Całe życie przed sobą
Kasia podkreśla, jak ważne jest to, co mamy na co dzień: pokój, dostatek, dobre życie. – Tak samo, jak mieli ludzie na Ukrainie. I nigdy nie pomyśleli, że może być inaczej, że może się to zmienić. Mamy tam rodzinę, dziadków. Dzwonimy do nich codziennie i boimy się, że kiedyś nie odbiorą telefonu – mówi Kasia i podkreśla, że choć dziadkowie mieszkają na Zachodzie Ukrainy, gdzie jest spokojniej, to jednak w mieście obok nich cały czas słychać wybuchy. – Moi znajomi, którzy mają 18 lat i całe życie przed sobą, walczą o pokój. Znajomi moich rodziców, ludzie, których znam, przysyłają nam wiadomości, że już nie zobaczę tego czy innego przyjaciela, bo zginął w walce. Tak właśnie dostaliśmy ostatnio wiadomość. Chrzestny mojego brata walczył od samego początku o wolność Ukrainy. Walczył już 8 lat temu, gdy to się zaczęło. Miał żonę, rodzinę, przyjeżdżał do nas, dzwonił. Niedawno przychodzi mama i płacze: Zabili go! I to słyszymy nie tylko my, bo ludzie słyszą to codziennie. Dzwonią do bliskich z nadzieją, że jeszcze usłyszą ich głos.
Reklama
Kasia podkreśla, jak często zapominamy o tym, co najważniejsze, pochłonięci smartfonami, laptopami, pogonią za pieniędzmi. Nie zawsze mamy czas dla innych czy czas na modlitwę. – Moi dziadkowie jechali kupić jedzenie. Usłyszeli naraz jakiś dźwięk, ludzie machali rękami, krzyczeli. Gdy odwrócili głowy w aucie, zobaczyli, że nie ma auta, które jechało za nimi. Nie było też mostu, przez który właśnie przejechali. Po takich zdarzeniach, gdy widzisz, jak ludzie umierają, zaczynasz przewartościowywać swoje życie – mówi Kasia.
– Pragnę podziękować z całego serca Polsce, za każdą osobę. Macie ogromne serca, bardzo dobre, w których zmieściliście cały nasz naród, całą Ukrainę. Bardzo Wam dziękuję! – mówi p. Margarita.

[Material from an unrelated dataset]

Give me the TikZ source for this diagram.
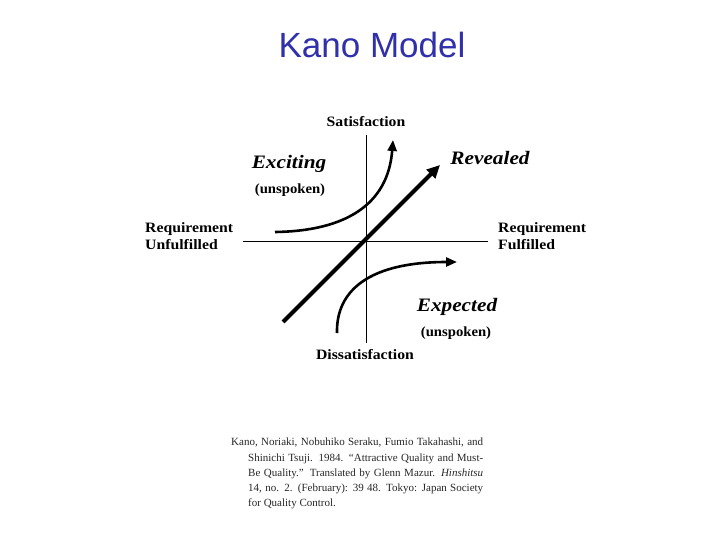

Parafia św. Jadwigi organizuje również transport pomocy humanitarnej dla uchodźców wojennych z Ukrainy. Zbierane dary zostaną przekazane do Zaporoża, aby pomóc uchodźcom z Berdiańska, Melitopola, Enerhodaru i Mariupola. Uchodźcy z tych miast uciekają przed wojną do Zaporoża, aby tam odpocząć i posilić się, a następnie wyruszyć dalej na zachód.